Nothing would make more sense than to share with you -on Memorial Day- my day at a police station. No, I wasn’t arrested. Although, I’m not opposed to a little role play. I’m waiting for my number to be called and I hear a man’s voice elevate. Since, I’m pretty nosey, I turn around to look and all I hear the guy saying is, “Ma’am… what am I supposed to do? I’m trying to register my guns…” Blah. Blah. blah.. “because of my felonies.” Wait. What?! Maybe I misheard. Eavesdropping is never an accurate way to spread gossip. He’s wearing an old t-shirt with the arms cut off and it reads, “Shoot Responsibly.” Nope. I heard him correctly. This guy is trying to register his guns in his new city -thank you responsible gun owner- but can’t… because he’s also the proud owner of two felonies. I retract the adjective “responsible,” from my previous statement. Yet, still think role playing would be fun. I don’t believe you can legally possess firearms with felonies on your record. Looking around for any sign of this on the walls. Nope. Nothing. But I’m pretty sure… In any city -or state! for that matter- across the United States. At least, as far as I’m aware, I’m pretty close to dead on with this one. Why does this law sound so new to this guy? The officer is trying to communicate that he must surrender them.. without really telling him to surrender him. “Sir. I cannot ADVISE you on what to do. BUT, you will NEED to do what is in YOUR best interest.” I don’t think Elmer Fudd is putting it together. But then again, Elmer Fudd never quite figured out how that rascally wrabbit always outwitted him. Some light bulbs only operate on dim. There’s no other logical explanation. No, really, none what-so-ever.

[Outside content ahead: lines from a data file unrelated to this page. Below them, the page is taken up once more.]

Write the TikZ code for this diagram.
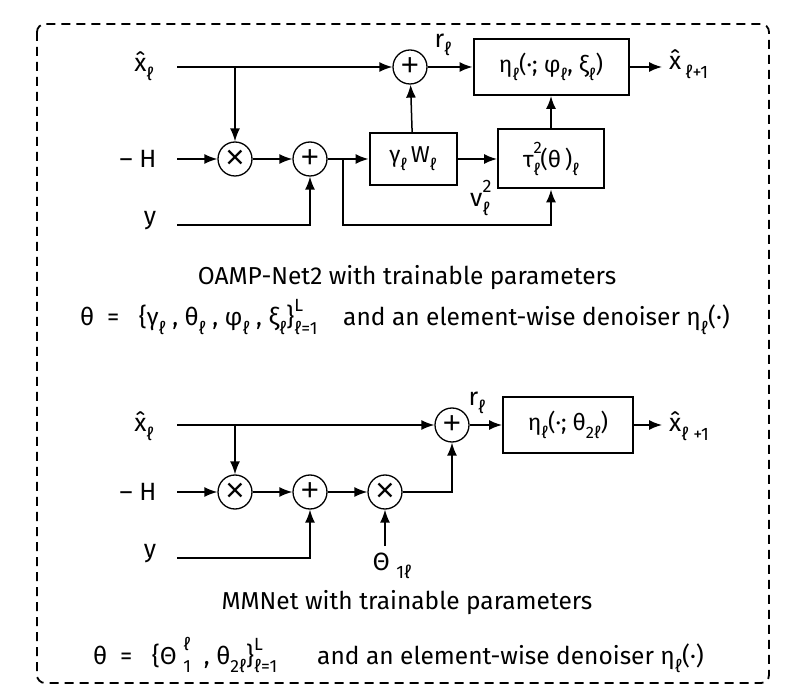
\documentclass[tikz,border=0pt]{standalone}
\usepackage{fontspec}
\setmainfont{Fira Sans}
\newfontfamily\opfont{Liberation Sans}
\usetikzlibrary{arrows.meta,positioning,calc}
\newcommand{\lsub}[1]{\raisebox{-0.34em}{\scalebox{0.72}{#1}}}
\newcommand{\lsup}[1]{\raisebox{0.58em}{\scalebox{0.72}{#1}}}
\newcommand{\lboth}[2]{\makebox[0pt][l]{\lsup{#2}}\lsub{#1}}
\newcommand{\xhat}{\^{x}}
\tikzset{
  opnode/.style={circle,draw,line width=1.3pt,minimum size=34pt,inner sep=0pt,
    font=\opfont\fontsize{31}{31}\selectfont},
  opmul/.style={opnode,font=\opfont\fontsize{33}{33}\selectfont},
  blk/.style={draw,line width=2pt,inner sep=0pt,font=\fontsize{23}{27}\selectfont},
  sig/.style={-{Latex[length=13pt,width=10pt]},line width=1.5pt},
  lbl/.style={inner sep=0pt,font=\fontsize{25}{29}\selectfont},
  captxt/.style={inner sep=0pt,font=\fontsize{24.5}{29}\selectfont},
}
\begin{document}
\begin{tikzpicture}[x=1pt,y=-1pt]
  \useasboundingbox (0,0) rectangle (809,700);
  \draw[line width=1.8pt,dash pattern=on 9pt off 6pt,rounded corners=8pt] (37,24) rectangle (769,683);
  % OAMP-Net2
  \node[lbl] (xl1) at (144,66){\xhat\lsub{ℓ}}; \node[lbl] (hl1) at (138,159){– H};
  \node[lbl] (yl1) at (150,221){y};
  \coordinate (xa1) at (177,67); \coordinate (xb1) at (235,67);
  \coordinate (ha1) at (177,159); \coordinate (ya1) at (177,225);
  \node[opmul] (tm1) at (235,159){×}; \node[opnode] (pl1) at (310,159){+};
  \node[opnode] (pt1) at (410,67){+};
  \node[blk,minimum width=87pt,minimum height=52pt] (gw) at (413,159){γ\lsub{ℓ}\,W\lsub{ℓ}};
  \node[blk,minimum width=106pt,minimum height=59pt] (tau) at (551,159){τ\lboth{ℓ}{2}(θ\,)\lsub{ℓ}};
  \node[blk,minimum width=155pt,minimum height=56pt] (eta1) at (551,67){η\lsub{ℓ}(·; φ\lsub{ℓ}, ξ\lsub{ℓ})};
  \coordinate (o1) at (662,67); \node[lbl,anchor=west] (xo1) at (669,64){\xhat\,\lsub{ℓ+1}};
  \coordinate (br1) at (343,159); \coordinate (bt1) at (551,225);
  \node[lbl] (r1) at (443,45){r\lsub{ℓ}}; \node[lbl] (v1) at (480,198){v\lboth{ℓ}{2}};
  \draw[sig] (xa1)--(pt1); \draw[sig] (xb1)--(tm1); \draw[sig] (ha1)--(tm1);
  \draw[sig] (tm1)--(pl1); \draw[sig] (ya1)-|(pl1); \draw[sig] (pl1)--(gw);
  \draw[sig] (br1)|-(bt1)--(tau); \draw[sig] (gw)--(tau); \draw[sig] (gw)--(pt1);
  \draw[sig] (tau)--(eta1); \draw[sig] (pt1)--(eta1); \draw[sig] (eta1)--(o1);
  \node[captxt] (t1) at (407,278){OAMP-Net2 with trainable parameters};
  \node[captxt,anchor=west] (p1) at (80,317){\makebox[263pt][l]{θ\ \ =\ \ \ \{γ\lsub{ℓ}\ , θ\lsub{ℓ}\ , φ\lsub{ℓ}\ , ξ\lsub{ℓ}\}\lboth{ℓ=1}{L}}and an element-wise denoiser η\lsub{ℓ}(·)};
  % MMNet
  \node[lbl] (xl2) at (144,426){\xhat\lsub{ℓ}}; \node[lbl] (hl2) at (138,492){– H};
  \node[lbl] (yl2) at (150,554){y};
  \coordinate (xa2) at (177,425); \coordinate (xb2) at (235,425);
  \coordinate (ha2) at (177,492); \coordinate (ya2) at (177,558);
  \node[opmul] (tm2) at (235,492){×}; \node[opnode] (pl2) at (310,492){+};
  \node[opmul] (tm3) at (385,492){×}; \node[opnode] (pt2) at (452,425){+};
  \node[blk,minimum width=130pt,minimum height=56pt] (eta2) at (568,425){η\lsub{ℓ}(·; θ\lsub{2ℓ})};
  \coordinate (o2) at (662,425); \node[lbl,anchor=west] (xo2) at (669,426){\xhat\lsub{ℓ +1}};
  \coordinate (th2) at (385,546); \node[lbl] (tl2) at (392,566){Θ\ \lsub{1ℓ}};
  \node[lbl] (r2) at (477,403){r\lsub{ℓ}};
  \draw[sig] (xa2)--(pt2); \draw[sig] (xb2)--(tm2); \draw[sig] (ha2)--(tm2);
  \draw[sig] (tm2)--(pl2); \draw[sig] (ya2)-|(pl2); \draw[sig] (pl2)--(tm3);
  \draw[sig] (th2)--(tm3); \draw[sig] (tm3)-|(pt2); \draw[sig] (pt2)--(eta2);
  \draw[sig] (eta2)--(o2);
  \node[captxt] (t2) at (407,603){MMNet with trainable parameters};
  \node[captxt,anchor=west] (p2) at (93,655){\makebox[224pt][l]{θ\ \ =\ \ \ \{Θ\ \lboth{1}{ℓ}\ \ , θ\lsub{2ℓ}\}\lboth{ℓ=1}{L}}and an element-wise denoiser η\lsub{ℓ}(·)};
\end{tikzpicture}
\end{document}
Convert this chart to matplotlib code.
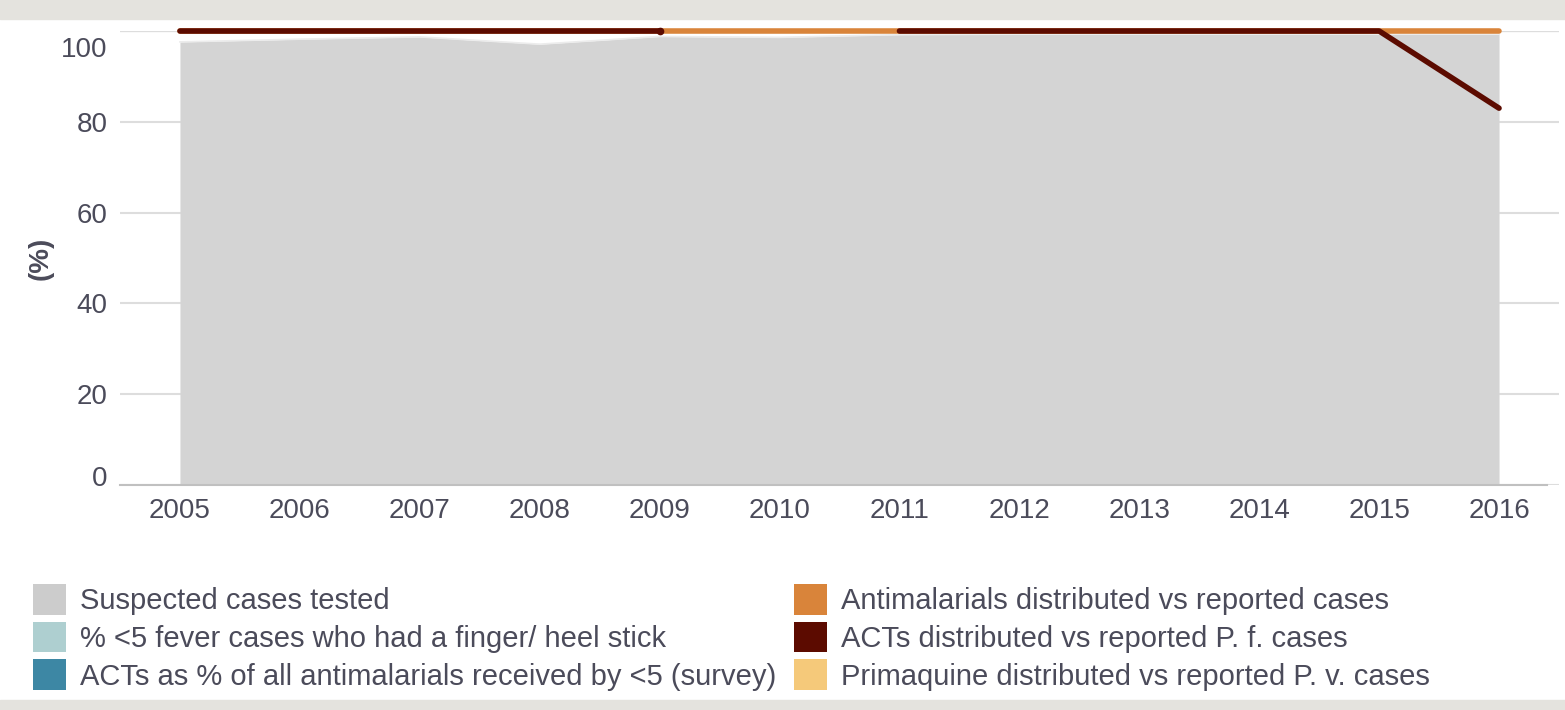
import matplotlib.pyplot as plt
import matplotlib.transforms as mtransforms
from matplotlib.patches import Patch, Rectangle
import numpy as np

plt.rcParams['font.family'] = ['Liberation Sans', 'DejaVu Sans']

# data
years = [2005, 2006, 2007, 2008, 2009, 2010, 2011, 2012, 2013, 2014, 2015, 2016]
tested = [97.6, 98.2, 98.7, 97.1, 98.8, 98.6, 99.2, 99.3, 99.3, 99.3, 99.3, 99.3]
antimalarials = [100, 100, 100, 100, 100, 100, 100, 100, 100, 100, 100, 100]
acts = [100, 100, 100, 100, 100, np.nan, 100, 100, 100, 100, 100, 83]

legend_labels = [
    'Suspected cases tested',
    '% <5 fever cases who had a finger/ heel stick',
    'ACTs as % of all antimalarials received by <5 (survey)',
    'Antimalarials distributed vs reported cases',
    'ACTs distributed vs reported P. f. cases',
    'Primaquine distributed vs reported P. v. cases',
]
legend_colors = ['#cccccc', '#aecfd0', '#3d87a4', '#d9843a', '#5c0b00', '#f5c97a']
yticks = [0, 20, 40, 60, 80, 100]

text_col = '#4b4b5a'

fig = plt.figure(figsize=(15.65, 7.1), dpi=100)
# light frame bands at top and bottom
fig.patches.append(Rectangle((0, 1 - 19 / 710), 1, 19 / 710, transform=fig.transFigure,
                             color='#e4e3de', zorder=0))
fig.patches.append(Rectangle((0, 0), 1, 10 / 710, transform=fig.transFigure,
                             color='#e4e3de', zorder=0))

ax = fig.add_axes([120 / 1565, 225 / 710, 1439 / 1565, 454 / 710])
ax.set_xlim(2004.5, 2016.5)
ax.set_ylim(0, 100)

ax.fill_between(years, tested, 0, color='#d4d4d4', lw=0, zorder=2)
ax.plot(years, tested, color='#ececec', lw=1.2, zorder=2)
ax.plot(years, antimalarials, color='#d9843a', lw=4, solid_capstyle='round',
        clip_on=False, zorder=3)
ax.plot(years, acts, color='#5c0b00', lw=4, solid_capstyle='round',
        solid_joinstyle='round', clip_on=False, zorder=4)
ax.plot(years[4], acts[4], 'o', color='#5c0b00', ms=4.5, clip_on=False, zorder=4)

for s in ['top', 'right', 'left']:
    ax.spines[s].set_visible(False)
ax.spines['bottom'].set_color('#c0c0c0')
ax.spines['bottom'].set_linewidth(1.5)
ax.spines['bottom'].set_bounds(2004.5, 2016.4)

ax.set_yticks(yticks)
ax.set_xticks(years)
ax.grid(axis='y', color='#dddddd', lw=1.5, zorder=1)
ax.axhline(100, color='#b5b5b5', lw=1.5, zorder=1)
ax.tick_params(axis='both', length=0, labelsize=20, labelcolor=text_col)
ax.tick_params(axis='y', pad=9)
ax.tick_params(axis='x', pad=9)

# shift end labels inside like the reference
ticks = ax.yaxis.get_major_ticks()
ticks[0].label1.set_transform(ticks[0].label1.get_transform() +
                              mtransforms.ScaledTranslation(0, 0.09, fig.dpi_scale_trans))
ticks[-1].label1.set_transform(ticks[-1].label1.get_transform() +
                               mtransforms.ScaledTranslation(0, -0.16, fig.dpi_scale_trans))

ax.set_ylabel('(%)', fontsize=20, fontweight='bold', color=text_col)
ax.yaxis.set_label_coords(-0.046, 0.5)

handles = [Patch(facecolor=c, edgecolor='none') for c in legend_colors]
fig.legend(handles, legend_labels, ncol=2, loc='upper left',
           bbox_to_anchor=(33 / 1565, 1 - 584 / 710), frameon=False,
           fontsize=21, labelcolor=text_col, handlelength=1.13, handleheight=1.25,
           handletextpad=0.48, columnspacing=0.6, labelspacing=0.22,
           borderaxespad=0, borderpad=0)

fig.savefig('out.png', dpi=100)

After that cartoonish fiasco died down, I was back to boredom in the lobby when I hear, what I believe is a stripper, behind my chair, arguing with her boyfriend in that whiny Kardashian dialect; But, is rocking hot pink -and matted- hair, long socks and too many piercings to count. Oh my gosh, I can’t wait to hear how this pans out. This is going to be good. Pretending to be nose-deep in my book… and, NOT, her phone conversation… I slide down into my chair in a more slouchy position. Because thats going to help me hear better. I’m sure of it. Now I have nothing against any of these aesthetic attributes separately; But, put them all together and I twinge with angst. Maybe she doesn’t know how dirty she looks. I’m pretty sure I would never buy a lap dance from her. No, I’m very sure. And I don’t find bruises under your layers of fishnet stockings and chucks sexy. Not even a little bit. Call me old fashioned. Life management can be arguably defined by wardrobe choices. Or lack of shower choices. Ode toilet? English translation… she smelled like ass. Or the puttering of speech over why she feels she doesn’t have the time to make sure her paperwork is in order for her ‘independent contractor” business. Her words not mine. Verbatim. Maybe she’s a creative type. Maybe she’s not good with numbers. Maybe she shouldn’t be in charge of her own business if she can’t add two plus two. Or twenties. Either way, today’s experience makes me want to visit police stations more often. Who knew the entertainment value would be in the high nines?!
Let’s keep this Memorial Day going with yet another visit to Ikea. I need shelving. Two more visits later. And a curtain rod. With a canteen of Vino. Don’t judge me… it’s a holiday. Listen, party animals… like tweety bird in her forties, shopping in her sparkly spaghetti strap top and jean shorts -at three in the afternoon- clueless to any kind daytime fashion faux pas. Ain’t no rest for the wicked, huh Lady Luck? Here… have a sip of my grown up juice. You seem like the type to hide liquor in your baby’s sippy cup. What a great day! Today’s adventure wouldn’t be complete without trying our luck with some mall sushi. You know, the sushi restaurants they have in the malls? I’m sure thats the freshest fish around. Drink up that sake, it may be your last. And why not be inebriated before your last meal. I gotta say, my excursion was complete when I found myself seated next to Elmer Fudd at the sushi bar. Who proceeds to tell me that he ended up just saying screw it. If the police want to arrest him they’d have to find him first. “Aint no way in hell my gon give up my rifles.”
Right on man. Cheers to that! Here… let me introduce you to someone. Lady Luck just ordered us a round of sashimi. Indulge. What could go wrong?